SoC FPGAs can reduce total system cost by integrating multiple drivers on a single chip, lowering material costs. In the cited example, a single SoC supports two motors while the multi-chip alternative supports only one. Supporting two motors on one chip reduces cost by about 53% compared with replicating the multi-chip configuration per motor. It is also straightforward to adapt the FPGA SoC to support more motors, integrate drive systems, and implement multiple protocols.

 

Key Points

Design teams using FPGA SoC technology can improve performance and flexibility. Hardened IP blocks deliver high performance, low power, and high density, while on-chip FPGA fabric enables rapid design iteration and customization during development or in the field.

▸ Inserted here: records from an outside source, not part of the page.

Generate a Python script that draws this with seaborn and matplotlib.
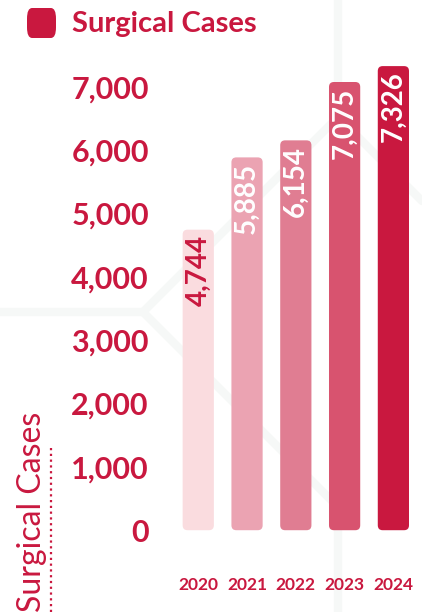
import pandas as pd
import seaborn as sns
import matplotlib.pyplot as plt
from matplotlib.patches import FancyBboxPatch
from matplotlib.lines import Line2D
from matplotlib.ticker import FuncFormatter

years = ["2020", "2021", "2022", "2023", "2024"]
cases = [4744, 5885, 6154, 7075, 7326]
bar_colors = ["#FADCDF", "#EBA3B2", "#E07D92", "#D8536F", "#C9183F"]
label_colors = ["#C9183F", "white", "white", "white", "white"]
y_ticks = [0, 1000, 2000, 3000, 4000, 5000, 6000, 7000]

RED = "#C9183F"
FAINT = "#F6F8F7"

sns.set_style("white")
plt.rcParams["font.family"] = ["Lato", "DejaVu Sans"]

df = pd.DataFrame({"year": years, "cases": cases})

fig = plt.figure(figsize=(4.22, 6.12), dpi=100)

# faint decorative background lines
for xs, ys in [([0, 143], [312, 312]),
               ([143, 338], [312, 117]),
               ([143, 338], [312, 507]),
               ([338, 338], [0, 117]),
               ([338, 338], [507, 612]),
               ([338, 422], [117, 201])]:
    fig.add_artist(Line2D([x / 422 for x in xs], [1 - y / 612 for y in ys],
                          color=FAINT, lw=6, zorder=0))

ax = fig.add_axes([0.412, 0.085, 0.578, 0.825])
ax.patch.set_alpha(0)

sns.barplot(data=df, x="year", y="cases", hue="year", palette=bar_colors,
            legend=False, width=0.64, ax=ax, saturation=1)

ax.set_ylim(-470, 7500)
ax.set_xlim(-0.5, 4.5)

# swap plain bars for rounded ones
for patch, color in zip(list(ax.patches), bar_colors):
    x, y = patch.get_x(), patch.get_y()
    w, h = patch.get_width(), patch.get_height()
    patch.remove()
    ax.add_patch(FancyBboxPatch((x, y), w, h,
                                boxstyle="round,pad=0,rounding_size=0.1",
                                mutation_aspect=780, fc=color, ec="none"))

for i, (v, c) in enumerate(zip(cases, label_colors)):
    ax.annotate(f"{v:,}", (i, v), xytext=(0, -4), textcoords="offset points",
                rotation=90, ha="center", va="top", color=c,
                fontsize=20, fontweight="bold")

ax.set_yticks(y_ticks)
ax.yaxis.set_major_formatter(FuncFormatter(lambda v, p: f"{int(v):,}"))
ax.tick_params(axis="y", length=0, pad=18, labelsize=22, labelcolor=RED)
ax.tick_params(axis="x", length=0, pad=12, labelsize=12.5, labelcolor=RED)
for lab in ax.get_yticklabels() + ax.get_xticklabels():
    lab.set_fontweight("bold")
ax.set_xlabel("")
ax.set_ylabel("")
sns.despine(ax=ax, left=True, bottom=True)

# side axis title with dotted underline
fig.text(32 / 422, 0.0, "Surgical Cases", rotation=90, ha="center",
         va="bottom", color=RED, fontsize=23)
fig.add_artist(Line2D([51 / 422, 51 / 422], [0.0, 1 - 448 / 612],
                      color=RED, lw=1.6, ls=(0, (1, 1.6))))

# legend-like header
fig.add_artist(FancyBboxPatch((27 / 422, 1 - 38 / 612), 29 / 422, 30 / 612,
                              boxstyle="round,pad=0,rounding_size=0.012",
                              mutation_aspect=1.45, fc=RED, ec="none",
                              transform=fig.transFigure))
fig.text(72 / 422, 1 - 24 / 612, "Surgical Cases", ha="left", va="center",
         color=RED, fontsize=21, fontweight="bold")

fig.savefig("out.png", dpi=100)
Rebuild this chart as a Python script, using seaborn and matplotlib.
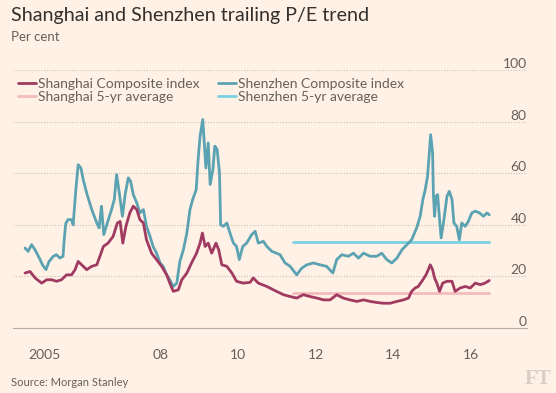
import matplotlib
matplotlib.use('Agg')
import matplotlib.pyplot as plt
import pandas as pd
import seaborn as sns

# Shenzhen Composite trailing P/E (decimal years)
sz_year = [2005.01, 2005.09, 2005.18, 2005.27, 2005.38, 2005.46, 2005.55, 2005.63, 2005.74, 2005.82,
           2005.91, 2005.99, 2006.02, 2006.06, 2006.12, 2006.21, 2006.25, 2006.32, 2006.38, 2006.45,
           2006.51, 2006.61, 2006.73, 2006.86, 2006.92, 2006.98, 2007.04, 2007.13, 2007.24, 2007.31,
           2007.37, 2007.44, 2007.52, 2007.59, 2007.67, 2007.73, 2007.80, 2007.89, 2007.97, 2008.06,
           2008.14, 2008.23, 2008.31, 2008.40, 2008.49, 2008.57, 2008.66, 2008.74, 2008.83, 2008.92,
           2009.00, 2009.09, 2009.18, 2009.26, 2009.33, 2009.42, 2009.47, 2009.52, 2009.59, 2009.63,
           2009.67, 2009.73, 2009.78, 2009.85, 2009.90, 2009.96, 2010.02, 2010.05, 2010.12, 2010.21,
           2010.29, 2010.38, 2010.46, 2010.53, 2010.62, 2010.72, 2010.85, 2010.94, 2011.02, 2011.15,
           2011.24, 2011.37, 2011.49, 2011.58, 2011.71, 2011.84, 2012.01, 2012.14, 2012.27, 2012.44,
           2012.61, 2012.78, 2012.94, 2013.04, 2013.17, 2013.34, 2013.47, 2013.60, 2013.73, 2013.90,
           2014.07, 2014.20, 2014.33, 2014.46, 2014.59, 2014.72, 2014.85, 2014.97, 2015.10, 2015.19,
           2015.26, 2015.32, 2015.38, 2015.43, 2015.46, 2015.51, 2015.53, 2015.56, 2015.60, 2015.64,
           2015.69, 2015.73, 2015.79, 2015.88, 2015.94, 2016.01, 2016.06, 2016.13, 2016.20, 2016.26,
           2016.35, 2016.43, 2016.52, 2016.61, 2016.72, 2016.82, 2016.91, 2016.97]
sz_pe = [31.0, 29.7, 32.3, 30.3, 27.1, 24.5, 22.6, 25.8, 27.8, 28.4,
         27.1, 27.8, 34.3, 40.5, 42.0, 42.0, 40.0, 53.6, 63.3, 62.0,
         57.5, 51.7, 45.9, 40.7, 38.8, 47.2, 36.2, 40.7, 45.9, 49.8,
         59.5, 52.3, 43.3, 51.7, 58.2, 56.9, 51.7, 48.5, 44.6, 45.9,
         39.4, 35.5, 31.6, 29.0, 25.2, 23.9, 20.6, 18.7, 16.1, 17.4,
         25.8, 30.3, 36.8, 45.9, 49.8, 53.6, 65.3, 74.3, 80.8, 71.7,
         62.0, 71.7, 55.6, 61.4, 70.5, 69.2, 60.1, 40.0, 39.4, 40.7,
         36.8, 32.9, 31.6, 26.5, 31.6, 32.9, 36.2, 37.5, 32.9, 33.6,
         31.6, 29.7, 29.0, 28.4, 25.2, 23.9, 20.6, 23.2, 24.5, 25.2,
         24.5, 23.9, 21.3, 26.5, 28.4, 27.8, 29.0, 27.1, 29.0, 27.8,
         27.8, 29.0, 26.5, 25.2, 27.1, 30.3, 32.3, 34.2, 38.8, 43.3,
         49.8, 53.6, 58.8, 69.1, 74.9, 67.9, 52.3, 43.3, 51.0, 51.7,
         42.0, 34.9, 40.7, 51.0, 53.0, 49.8, 40.7, 39.4, 34.2, 40.7,
         39.4, 41.3, 44.6, 45.3, 44.6, 43.3, 44.6, 43.9]

# Shanghai Composite trailing P/E
sh_year = [2005.01, 2005.14, 2005.27, 2005.44, 2005.57, 2005.70, 2005.82, 2005.95, 2006.08, 2006.21,
           2006.30, 2006.38, 2006.47, 2006.60, 2006.73, 2006.86, 2006.94, 2007.03, 2007.15, 2007.28,
           2007.39, 2007.46, 2007.53, 2007.61, 2007.71, 2007.80, 2007.89, 2007.97, 2008.06, 2008.14,
           2008.27, 2008.40, 2008.53, 2008.66, 2008.74, 2008.83, 2008.96, 2009.05, 2009.18, 2009.30,
           2009.43, 2009.52, 2009.58, 2009.65, 2009.73, 2009.82, 2009.93, 2010.00, 2010.08, 2010.21,
           2010.34, 2010.46, 2010.63, 2010.81, 2010.89, 2011.02, 2011.24, 2011.41, 2011.49, 2011.67,
           2011.84, 2012.01, 2012.18, 2012.35, 2012.53, 2012.70, 2012.87, 2013.04, 2013.21, 2013.38,
           2013.56, 2013.73, 2013.90, 2014.07, 2014.24, 2014.42, 2014.59, 2014.76, 2014.89, 2014.97,
           2015.06, 2015.14, 2015.26, 2015.34, 2015.40, 2015.45, 2015.51, 2015.56, 2015.62, 2015.69,
           2015.77, 2015.88, 2016.01, 2016.09, 2016.22, 2016.35, 2016.48, 2016.61, 2016.74, 2016.86,
           2016.97]
sh_pe = [21.3, 21.9, 19.4, 17.4, 18.7, 18.7, 18.1, 18.7, 20.6, 20.6,
         22.6, 25.8, 24.5, 22.6, 23.9, 24.5, 27.8, 31.6, 32.9, 35.5,
         40.7, 41.3, 32.9, 39.4, 44.6, 47.2, 45.9, 42.0, 40.7, 34.2,
         29.0, 26.5, 23.9, 20.6, 17.4, 14.2, 14.8, 18.7, 21.3, 25.2,
         29.0, 32.9, 36.8, 31.6, 32.9, 29.0, 32.9, 30.3, 24.5, 23.9,
         21.3, 18.1, 17.4, 17.7, 19.4, 17.4, 16.1, 14.8, 14.2, 12.9,
         12.2, 11.6, 12.9, 12.2, 11.6, 10.9, 10.9, 12.9, 11.6, 10.9,
         10.3, 10.9, 10.3, 9.9, 9.6, 9.6, 10.3, 10.9, 11.6, 14.2,
         15.5, 16.1, 18.7, 20.6, 22.6, 24.5, 22.6, 19.4, 17.4, 14.2,
         17.4, 18.1, 18.1, 14.2, 15.5, 16.1, 15.5, 17.4, 16.8, 17.4,
         18.4]

# 5-year averages
avg_span = [2011.92, 2016.97]
sz_avg = 33.5
sh_avg = 13.4

year_ticks = list(range(2005, 2018))
label_pos = [2005.5, 2008.5, 2010.5, 2012.5, 2014.5, 2016.5]
label_txt = ['2005', '08', '10', '12', '14', '16']
y_ticks = [0, 20, 40, 60, 80, 100]

bg = '#fff1e5'
c_sh = '#a13a60'
c_sz = '#5ba2b2'
c_sh_avg = '#f4bcbc'
c_sz_avg = '#79d2e1'
grey = '#66605c'

sns.set_theme(style='white', rc={'figure.facecolor': bg, 'axes.facecolor': bg})
plt.rcParams['font.family'] = ['Lato', 'DejaVu Sans']

fig = plt.figure(figsize=(5.56, 3.93), dpi=100)
ax = fig.add_axes([0.024, 0.1654, 0.923, 0.6565])

sz = pd.DataFrame({'year': sz_year, 'pe': sz_pe})
sh = pd.DataFrame({'year': sh_year, 'pe': sh_pe})
avg = pd.DataFrame({'year': avg_span, 'sz': [sz_avg] * 2, 'sh': [sh_avg] * 2})

sns.lineplot(data=avg, x='year', y='sh', ax=ax, color=c_sh_avg, linewidth=2.0,
             label='Shanghai 5-yr average', zorder=2)
sns.lineplot(data=avg, x='year', y='sz', ax=ax, color=c_sz_avg, linewidth=2.0,
             label='Shenzhen 5-yr average', zorder=2)
sns.lineplot(data=sz, x='year', y='pe', ax=ax, color=c_sz, linewidth=2.0,
             label='Shenzhen Composite index', zorder=3)
sns.lineplot(data=sh, x='year', y='pe', ax=ax, color=c_sh, linewidth=2.0,
             label='Shanghai Composite index', zorder=4)

ax.set_xlim(2004.71, 2017.93)
ax.set_ylim(0, 100)
ax.set_xlabel('')
ax.set_ylabel('')

# gridlines
ax.set_yticks(y_ticks)
ax.yaxis.grid(True, linestyle=(0, (1, 1.5)), color='#c9c0b6', linewidth=0.8)
ax.xaxis.grid(False)
ax.set_axisbelow(True)
ax.yaxis.tick_right()
ax.tick_params(axis='y', length=0, pad=0, labelsize=10, labelcolor=grey)
for lab in ax.get_yticklabels():
    lab.set_ha('right')
    lab.set_va('bottom')

ax.set_xticks(year_ticks)
ax.set_xticklabels([''] * len(year_ticks))
ax.set_xticks(label_pos, minor=True)
ax.set_xticklabels(label_txt, minor=True)
ax.tick_params(axis='x', which='major', length=5, width=0.8, color='#b5ada5', direction='out')
ax.tick_params(axis='x', which='minor', length=0, pad=15, labelsize=10, labelcolor=grey)

for s in ['top', 'left', 'right']:
    ax.spines[s].set_visible(False)
ax.spines['bottom'].set_color('#b5ada5')
ax.spines['bottom'].set_linewidth(0.8)

h, l = ax.get_legend_handles_labels()
order = [3, 0, 2, 1]
ax.legend([h[i] for i in order], [l[i] for i in order], ncol=2, frameon=False,
          loc='upper left', bbox_to_anchor=(18 / 556, 1 - 78 / 393),
          bbox_transform=fig.transFigure, fontsize=10, labelcolor=grey,
          handlelength=1.3, handletextpad=0.15, columnspacing=1.3,
          labelspacing=0.05, borderpad=0, borderaxespad=0)

fig.text(11 / 556, 1 - 7 / 393, 'Shanghai and Shenzhen trailing P/E trend',
         fontsize=14.2, color='#33302e', va='top', ha='left')
fig.text(11 / 556, 1 - 31 / 393, 'Per cent', fontsize=9.5, color=grey, va='top', ha='left')
fig.text(11 / 556, 1 - 377 / 393, 'Source: Morgan Stanley', fontsize=8, color=grey,
         va='top', ha='left')
fig.text(551 / 556, 1 - 369 / 393, 'FT', fontsize=15, color='#d8cec3', va='top', ha='right',
         family=['Liberation Serif', 'DejaVu Serif'], weight='bold')

fig.savefig('out.png', dpi=100, facecolor=bg)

Field-programmable platforms coupled with automated and well-supported design and software tools allow teams to develop custom SoCs using commercial devices with development times far shorter than those for ASICs or multi-chip solutions. The resulting designs are flexible, updatable, and reusable, helping teams adapt quickly to new markets, changing standards, and advancing process nodes to extend product lifecycles.

Current embedded system demands have reached an inflection point where FPGA-based SoCs are a viable and advantageous option. With their combination of hardened processors and programmable logic, SoC FPGAs can help designers address difficult system challenges while achieving competitive time-to-market, cost-performance balance, and longer product lifetimes.